One of the first guitarists to hit my ear as having a distinct guitar tone — a guitarist I could identify based on a single note — was Pat Metheny. His trio record Bright Size Life (1975) had some traditional virtues like swing and fluid improvising, but it featured wide-open, folkish melodies and the sharply different guitar tone of both the leader and his bassist, Jaco Pastorius. It wasn’t rock guitar exactly (lacking feedback, distortion, or crunch), but Metheny’s sound had a slight echo or chorus effect and a coolly muffled sting that set it apart. “Here is a guy”, I thought at the time, “who knows what he wants to sound like.”

And it was true. Though Metheny would become a notorious style-hopper over the next few decades, his every note was pure him. On poppish Pat Metheny Group records, the sound is like a sweet glider against the sky; on his records with great saxophonists (Ornette Coleman, Dewey Redman, and Michael Brecker, as a sideman with Kenny Garrett, to name just three), he is a quick-witted accompanist who is too quick to be icy; and on his relatively straight-ahead records with jazz trios, he plays with boppish style while still finding a way to evoke the plains of his native Nebraska.

Metheny’s latest is another such trio session, a solid jazz record that neither hides behind poppish prettiness nor conceals Metheny’s preternatural affinity for melody. It consists of ten original tunes featuring Christian McBride on bass and Antonio Sanchez on drums. The playing is all around outstanding — complex rhythms and harmonies submit continually to Metheny’s penchant for fluidity and tunefulness.

But, that sound.

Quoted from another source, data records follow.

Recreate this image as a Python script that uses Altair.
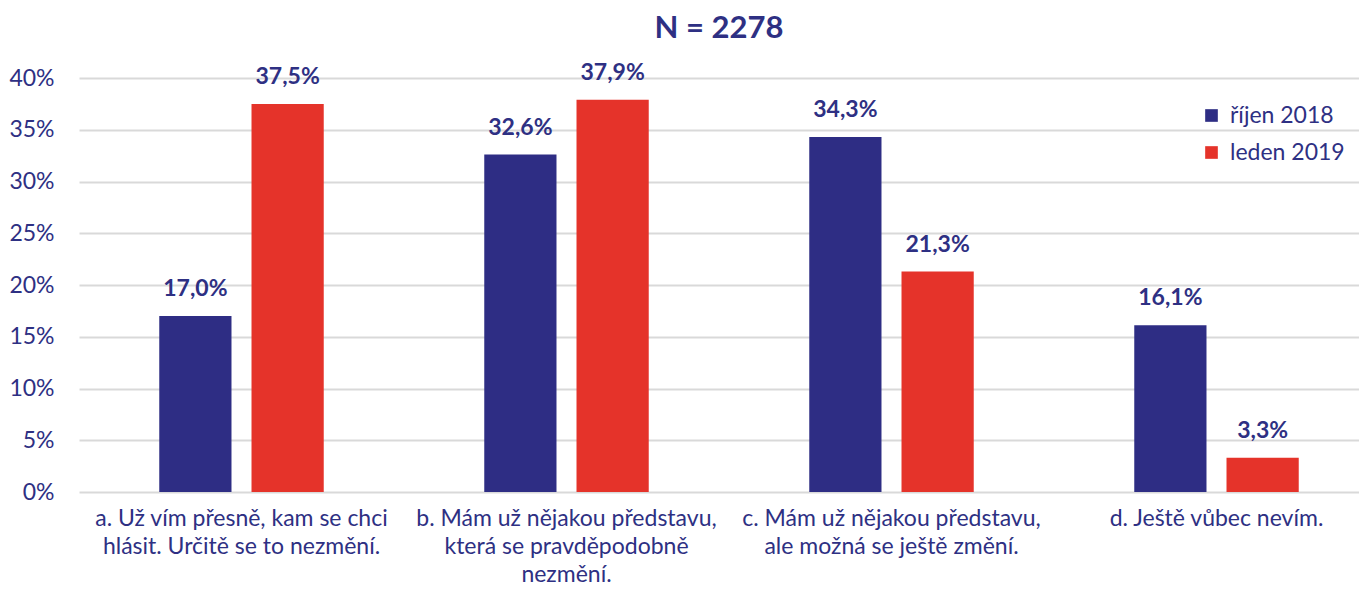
import altair as alt
import pandas as pd

categories = [
    "a. Už vím přesně, kam se chci\nhlásit. Určitě se to nezmění.",
    "b. Mám už nějakou představu,\nkterá se pravděpodobně\nnezmění.",
    "c. Mám už nějakou představu,\nale možná se ještě změní.",
    "d. Ještě vůbec nevím.",
]
series = ["říjen 2018", "leden 2019"]
values_2018 = [17.0, 32.6, 34.3, 16.1]
values_2019 = [37.5, 37.9, 21.3, 3.3]
y_ticks = [0, 5, 10, 15, 20, 25, 30, 35, 40]

rows = []
for c, v in zip(categories, values_2018):
    rows.append({"cat": c, "series": series[0], "value": v})
for c, v in zip(categories, values_2019):
    rows.append({"cat": c, "series": series[1], "value": v})
df = pd.DataFrame(rows)

BLUE = "#2e2d84"
RED = "#e5332a"
TXT = "#2e3083"
FONT = "Lato"

x_enc = alt.X(
    "cat:N",
    sort=categories,
    scale=alt.Scale(paddingInner=0, paddingOuter=0, range=[0, 1300]),
    axis=alt.Axis(
        title=None,
        labelAngle=0,
        labelExpr="split(datum.label, '\\n')",
        labelFontSize=23,
        labelColor=TXT,
        labelFont=FONT,
        labelLineHeight=28,
        labelPadding=15,
        ticks=False,
        domain=False,
        labelLimit=400,
    ),
)
xoff = alt.XOffset(
    "series:N",
    sort=series,
    scale=alt.Scale(paddingInner=0.217, paddingOuter=0.87),
)
y_enc = alt.Y(
    "value:Q",
    scale=alt.Scale(domain=[0, 40], nice=False),
    axis=alt.Axis(
        title=None,
        values=y_ticks,
        labelExpr="datum.value + '%'",
        labelFontSize=23,
        labelColor=TXT,
        labelFont=FONT,
        labelPadding=25,
        ticks=False,
        domain=False,
        gridColor="#d9d9d9",
        gridWidth=2,
    ),
)

bars = alt.Chart(df).mark_bar().encode(
    x=x_enc,
    xOffset=xoff,
    y=y_enc,
    color=alt.Color(
        "series:N",
        sort=series,
        scale=alt.Scale(domain=series, range=[BLUE, RED]),
        legend=alt.Legend(
            title=None,
            orient="none",
            legendX=1121,
            legendY=26,
            symbolType="square",
            symbolSize=160,
            symbolStrokeWidth=0,
            labelFontSize=23,
            labelColor=TXT,
            labelFont=FONT,
            labelOffset=7,
            rowPadding=13,
        ),
    ),
)

labels = alt.Chart(df).transform_calculate(
    lab="replace(format(datum.value, '.1f'), '.', ',') + '%'"
).mark_text(
    fontSize=23, fontWeight="bold", color=TXT, font=FONT, baseline="alphabetic", dy=-20
).encode(
    x=alt.X("cat:N", sort=categories),
    xOffset=alt.XOffset("series:N", sort=series),
    y="value:Q",
    text="lab:N",
)

chart = (
    alt.layer(bars, labels)
    .properties(
        width=1280,
        height=414,
        autosize=alt.AutoSizeParams(type="none"),
        padding={"top": 70, "left": 71, "right": 0, "bottom": 97},
        title=alt.Title(
            "N = 2278",
            fontSize=31,
            font=FONT,
            fontWeight="bold",
            color=TXT,
            offset=17,
            anchor="middle",
        ),
    )
    .configure_view(stroke=None)
)

chart.save("out.html", embed_options={"renderer": "svg", "actions": False})
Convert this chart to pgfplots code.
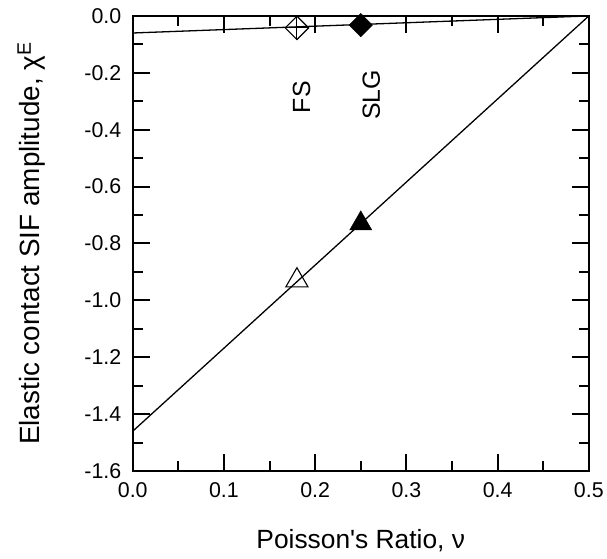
\documentclass[border=0pt]{standalone}
\usepackage{pgfplots}
\pgfplotsset{compat=1.18}
\usepackage{fontspec}
\setmainfont{Liberation Sans}
\begin{document}
\begin{tikzpicture}
\begin{axis}[
  width=457bp, height=456bp, scale only axis,
  xmin=0, xmax=0.5, ymin=-1.6, ymax=0,
  xtick={0,0.1,0.2,0.3,0.4,0.5},
  ytick={-1.6,-1.4,-1.2,-1.0,-0.8,-0.6,-0.4,-0.2,0},
  minor x tick num=1, minor y tick num=1,
  tick align=inside,
  major tick length=17bp, minor tick length=10bp,
  axis line style={line width=2.4bp},
  every tick/.style={line width=2bp, black},
  tick label style={font=\fontsize{21.5}{24}\selectfont},
  xticklabel style={yshift=-8bp, /pgf/number format/.cd, fixed, fixed zerofill, precision=1, assume math mode=true},
  yticklabel style={xshift=-8bp, /pgf/number format/.cd, fixed, fixed zerofill, precision=1, assume math mode=true},
  xlabel={Poisson\textquotesingle s Ratio, ν},
  ylabel={Elastic contact SIF amplitude, χ\textsuperscript{E}},
  every axis x label/.style={at={(axis description cs:0.5,-0.171)}, anchor=base, font=\fontsize{26.5}{30}\selectfont},
  every axis y label/.style={at={(axis description cs:-0.2035,0.5)}, rotate=90, anchor=base, font=\fontsize{28}{32}\selectfont},
  clip=false,
]
\addplot[black, line width=1.3bp] coordinates {(0,-0.060) (0.5,0)};
\addplot[black, line width=1.3bp] coordinates {(0,-1.46) (0.5,0)};
\addplot[only marks, mark=square, mark size=8.3bp, mark options={rotate=45, fill=white, line width=1.1bp}] coordinates {(0.18,-0.042)};
\addplot[only marks, mark=+, mark size=11.7bp, mark options={line width=1.1bp}] coordinates {(0.18,-0.042)};
\addplot[only marks, mark=square*, mark size=8.3bp, mark options={rotate=45, fill=black}] coordinates {(0.25,-0.032)};
\addplot[only marks, mark=triangle, mark size=12.8bp, mark options={fill=white, line width=1.1bp}] coordinates {(0.18,-0.93)};
\addplot[only marks, mark=triangle*, mark size=12.8bp, mark options={fill=black}] coordinates {(0.25,-0.73)};
\node[rotate=90, anchor=center, font=\fontsize{25}{28}\selectfont] at (axis cs:0.185,-0.286) {FS};
\node[rotate=90, anchor=center, font=\fontsize{25}{28}\selectfont] at (axis cs:0.2615,-0.277) {SLG};
\path (axis description cs:-0.291,-0.193) rectangle (axis description cs:1.037,1.035);
\end{axis}
\end{tikzpicture}
\end{document}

Since Metheny emerged to great acclaim, of course, his attack and sound has grown more common. Not only do guitarists such as Bill Frisell and Jon Scofield feature guitar sounds that are more peppery and rock-driven than Metheny’s, but legions of younger players have upped the ante. It’s not at all rare today to hear a “mainstream” jazz guitarist dial up a biting tone that still swings. Indeed, it is now possible to hear the “Metheny Sound” as a kind of baseline guitar sound — the increasingly generic “bell-like tone” that begins a discussion of jazz guitar rather than ends it.

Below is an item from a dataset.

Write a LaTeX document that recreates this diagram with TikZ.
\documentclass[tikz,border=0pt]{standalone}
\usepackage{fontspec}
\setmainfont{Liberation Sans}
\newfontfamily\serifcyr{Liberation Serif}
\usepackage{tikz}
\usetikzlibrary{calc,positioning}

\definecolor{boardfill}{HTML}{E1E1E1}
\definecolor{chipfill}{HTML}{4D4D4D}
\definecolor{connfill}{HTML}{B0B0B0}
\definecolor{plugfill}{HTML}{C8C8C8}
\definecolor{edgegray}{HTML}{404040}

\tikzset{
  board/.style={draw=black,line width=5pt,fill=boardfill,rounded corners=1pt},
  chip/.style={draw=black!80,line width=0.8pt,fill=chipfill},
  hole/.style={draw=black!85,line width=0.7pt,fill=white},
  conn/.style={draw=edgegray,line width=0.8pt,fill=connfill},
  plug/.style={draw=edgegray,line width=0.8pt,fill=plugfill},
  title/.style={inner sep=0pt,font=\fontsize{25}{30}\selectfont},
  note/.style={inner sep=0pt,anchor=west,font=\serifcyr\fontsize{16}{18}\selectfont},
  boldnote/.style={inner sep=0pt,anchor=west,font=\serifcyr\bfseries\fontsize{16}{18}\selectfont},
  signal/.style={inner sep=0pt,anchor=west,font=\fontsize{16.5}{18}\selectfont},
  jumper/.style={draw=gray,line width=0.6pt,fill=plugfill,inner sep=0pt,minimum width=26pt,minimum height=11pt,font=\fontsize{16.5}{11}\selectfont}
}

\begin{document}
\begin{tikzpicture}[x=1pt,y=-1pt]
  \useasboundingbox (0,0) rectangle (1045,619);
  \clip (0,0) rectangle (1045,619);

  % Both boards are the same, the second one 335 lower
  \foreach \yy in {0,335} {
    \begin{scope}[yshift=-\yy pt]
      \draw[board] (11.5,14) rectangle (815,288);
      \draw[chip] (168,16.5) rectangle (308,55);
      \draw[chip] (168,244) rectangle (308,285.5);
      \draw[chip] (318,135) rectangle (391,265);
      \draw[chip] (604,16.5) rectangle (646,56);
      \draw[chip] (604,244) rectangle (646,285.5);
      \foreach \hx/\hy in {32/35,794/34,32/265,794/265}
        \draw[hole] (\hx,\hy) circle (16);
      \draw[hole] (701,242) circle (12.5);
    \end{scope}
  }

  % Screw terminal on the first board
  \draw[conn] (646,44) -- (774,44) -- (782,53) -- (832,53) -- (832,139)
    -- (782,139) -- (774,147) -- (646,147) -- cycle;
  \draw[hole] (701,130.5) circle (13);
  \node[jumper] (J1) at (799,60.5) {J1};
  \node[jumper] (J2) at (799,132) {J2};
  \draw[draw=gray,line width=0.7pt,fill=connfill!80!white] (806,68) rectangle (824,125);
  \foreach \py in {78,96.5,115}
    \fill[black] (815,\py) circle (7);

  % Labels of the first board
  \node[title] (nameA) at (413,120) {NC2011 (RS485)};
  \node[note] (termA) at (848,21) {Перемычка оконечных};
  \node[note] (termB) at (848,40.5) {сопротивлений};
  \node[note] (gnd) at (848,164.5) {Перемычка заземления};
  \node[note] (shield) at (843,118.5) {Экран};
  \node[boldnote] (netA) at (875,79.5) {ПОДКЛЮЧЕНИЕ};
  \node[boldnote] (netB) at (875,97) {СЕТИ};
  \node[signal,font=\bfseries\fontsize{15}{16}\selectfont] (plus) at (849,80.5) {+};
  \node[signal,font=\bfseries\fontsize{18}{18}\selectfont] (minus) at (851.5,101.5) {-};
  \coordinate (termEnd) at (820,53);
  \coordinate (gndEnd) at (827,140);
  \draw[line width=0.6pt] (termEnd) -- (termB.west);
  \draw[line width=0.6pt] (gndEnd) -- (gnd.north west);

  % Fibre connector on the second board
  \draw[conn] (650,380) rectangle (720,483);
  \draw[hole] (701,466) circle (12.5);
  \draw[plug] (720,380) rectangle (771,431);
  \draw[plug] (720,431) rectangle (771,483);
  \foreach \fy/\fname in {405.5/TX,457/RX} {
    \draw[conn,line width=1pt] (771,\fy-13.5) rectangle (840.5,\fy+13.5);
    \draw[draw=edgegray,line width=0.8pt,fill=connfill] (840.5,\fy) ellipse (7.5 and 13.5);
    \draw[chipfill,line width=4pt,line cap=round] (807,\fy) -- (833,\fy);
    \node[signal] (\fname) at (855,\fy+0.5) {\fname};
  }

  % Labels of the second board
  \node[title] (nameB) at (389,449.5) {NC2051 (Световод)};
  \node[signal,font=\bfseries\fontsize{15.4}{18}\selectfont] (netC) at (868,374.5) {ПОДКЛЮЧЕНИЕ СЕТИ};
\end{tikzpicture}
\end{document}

And so on Day Trip Metheny serves up a rich serving of a new kind of mainstream. “Let’s Move” places speedy runs amidst amazing stop-times, sets them off against passages of suspended time, then lets the guitarist blaze over a prestissimo walking swing played fluidly by Sanchez and McBride. “Calvin’s Keys” sets up as a loping blues but adds a tricky bridge. Metheny plays melodically and swingingly in both spots, grabbing licks out of thin air that grow directly out of the tunes themselves. On the latter track, you can hear the Ornette Coleman vibe in this playing, which is tangy like a malt vinegar.

Metheny also excels on ballads. “Is This America? (Katrina 2005)” is played all acoustic, and it reaches for harmonic territory that surprises just enough, even though the backbeat from Sanchez’s brushes keeps things easy. “Dreaming Trees” is a freer essay for acoustic guitar, with a particularly affecting solo by a high-register McBride. “Snova” is a light-as-can-be bossa that sounds pleasingly present tense — Metheny’s solo double-times over the samba groove, but the effect remains pleasant and flowing, even if Metheny’s high note pulls have a Nebraskan twang to them.

There is only one track on which Metheny whips out his dreaded guitar-synth. “The Red One” (which appeared previously on the Metheny/Scofield collaboration, I Can See Your House From Here) starts with the guitar sounding overdriven and pungent, getting a low and kick-ass punch that is too often missing from Metheny’s pleasant guitaristic palette. When he moves the instrument into a higher range, though, it screeches like a synth, making the whole point of being a guitar player seem to disappear. Still, Sanchez plays adroitly here, and the band even has a moment of pseudo-reggae groove. Nice.

By now, we’re used to our man toggling between semi-smooth Pat Metheny Group records and projects of greater “jazz” merit. He has made several trio discs over the years, and it’s tempting to hear Day Trip as just another in his string of options. But this trio — particularly with the hearty-voiced McBride anchoring things on bass — is different enough to stand out. At this point, Metheny has long ceased being a novelty, so his pure jazz guitar records have to succeed on invention and cohesive group interaction. This one does.